Die Eltern des Klägers und Revisionsklägers (Kläger) sind Eigentümer eines Wohngrundstücks, das sie bis 1994 selbst nutzten. Zum 1. Juli 1994 erwarb der Kläger das benachbarte Wohngrundstück in derselben Straße und vermietete es an die Eltern, deren Haus er seitdem unentgeltlich bewohnt. Der von seinen Eltern zu zahlende Mietzins beträgt nach dem schriftlichen Mietvertrag 2 500 DM; Nebenkosten sind von ihnen selbst und unmittelbar zu tragen. Im Streitjahr 1994 erzielte der Kläger aus der Vermietung seines Hauses an die Eltern einen Werbungskostenüberschuss in Höhe von 88 719 DM, den der Beklagte und Revisionsbeklagte (das Finanzamt --FA--) mit dem angefochtenen Einkommensteuerbescheid für 1994 nicht anerkannte.

Die dagegen nach erfolglosem Einspruchsverfahren erhobene Klage wies das Finanzgericht (FG) mit der Begründung ab, das streitige Mietverhältnis beruhe auf einem Missbrauch von rechtlichen Gestaltungsmöglichkeiten i.S. des § 42 Abs. 1 der Abgabenordnung (AO 1977); ein verständiger Eigentümer hätte sein Wohnhaus nicht --wie die Eltern des Klägers im Streitfall-- mit dem eines Dritten getauscht, um dort Miete zu zahlen, aber für das eigene Haus zugleich auf Mieteinnahmen zu verzichten.

Mit der Revision rügt der Kläger Verletzung des § 42 AO 1977 sowie des § 96 Abs. 1 der Finanzgerichtsordnung (FGO).

Er beantragt, das angefochtene FG-Urteil aufzuheben und den Einkommensteuerbescheid für 1994 in Gestalt der Einspruchsentscheidung unter Berücksichtigung eines Verlustes in Höhe von 88 179 DM bei den Einkünften aus Vermietung und Verpachtung zu ändern.

Das FA beantragt, die Revision als unbegründet zurückzuweisen.
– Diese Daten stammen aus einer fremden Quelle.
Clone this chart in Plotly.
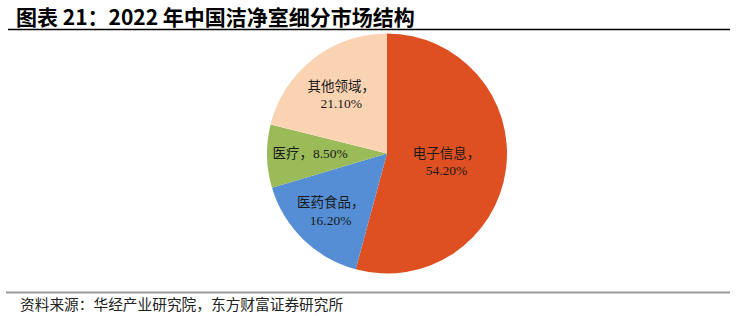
import plotly.graph_objects as go

categories = ["电子信息", "医药食品", "医疗", "其他领域"]
values = [54.2, 16.2, 8.5, 21.1]
label_texts = ["电子信息，<br>54.20%", "医药食品，<br>16.20%", "医疗，8.50%", "其他领域，<br>21.10%"]
colors = ["#DE5021", "#558ED5", "#9BBB59", "#FAD3B3"]

W, H = 737, 316
fig = go.Figure()
fig.add_trace(go.Pie(
    labels=categories, values=values, text=label_texts,
    texttemplate="%{text}", textposition="inside", insidetextorientation="horizontal",
    sort=False, direction="clockwise", rotation=0,
    marker=dict(colors=colors, line=dict(color="white", width=0)),
    textfont=dict(family="Liberation Serif, Noto Sans CJK SC", size=13.5, color="#1a1a1a"),
    domain=dict(x=[267/W, 507/W], y=[1-275/H, 1-32/H]),
    showlegend=False, hoverinfo="label+percent",
))

fig.update_layout(
    width=W, height=H, margin=dict(l=0, r=0, t=0, b=0),
    paper_bgcolor="white", plot_bgcolor="white",
    annotations=[
        dict(text="<b>图表 21：2022 年中国洁净室细分市场结构</b>", x=14/W, y=1-16/H,
             xref="paper", yref="paper", xanchor="left", yanchor="middle", showarrow=False,
             font=dict(family="Noto Sans CJK SC", size=21, color="black")),
        dict(text="资料来源：华经产业研究院，东方财富证券研究所", x=18/W, y=1-303/H,
             xref="paper", yref="paper", xanchor="left", yanchor="middle", showarrow=False,
             font=dict(family="Noto Sans CJK SC", size=14.7, color="#222")),
    ],
    shapes=[
        dict(type="line", xref="paper", yref="paper", x0=8/W, x1=730/W, y0=1-29.5/H, y1=1-29.5/H,
             line=dict(color="black", width=1.5)),
        dict(type="line", xref="paper", yref="paper", x0=6/W, x1=730/W, y0=1-292.5/H, y1=1-292.5/H,
             line=dict(color="#999", width=2)),
    ],
)
fig.write_html("out.html")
Es trägt im Wesentlichen vor, die Revision könne keinen Erfolg haben, weil sie nicht die wechselseitigen Rechtsbeziehungen zwischen dem Kläger und seinen Eltern --einerseits Vermietung des Hauses an die Eltern und andererseits unentgeltliche Überlassung des Hauses der Eltern an den Kläger-- berücksichtige. Der Streitfall sei mit einer als Gestaltungsmissbrauch zu beurteilenden wechselseitigen Vermietung vergleichbar. Der Kläger habe bewusst das Nachbarhaus seiner Eltern gekauft; beide hätten sodann wechselseitig die Häuser zur Nutzung überlassen. Der Verzicht der Eltern auf eigene Mieteinnahmen sei allein dem Bereich der privaten Lebensführung zuzuordnen. Ein fremder Dritter würde eine rechtliche Gestaltung, die ihn allein zur Zahlung von Miete ohne die Möglichkeit einer eigenen Einkunftserzielung verpflichtete, nicht eingehen.

II.

Die Revision ist begründet.

Zu Unrecht hat das FG die streitigen Verluste des Klägers aus der Vermietung seines Hauses an seine Eltern bei dessen Einkünften aus Vermietung und Verpachtung unberücksichtigt gelassen.

1. Nach den tatsächlichen Feststellungen des FG, die mit Verfahrensrügen nicht angegriffen worden und deshalb für den Senat nach § 118 Abs. 2 FGO bindend sind, hat der Kläger seinen Eltern das von ihm erworbene Haus zur Wohnnutzung überlassen; diese haben es tatsächlich genutzt, auf der Grundlage des abgeschlossenen Mietvertrages den vereinbarten Mietzins in Höhe von monatlich 2 500 DM gezahlt und die Nebenkosten selbst getragen.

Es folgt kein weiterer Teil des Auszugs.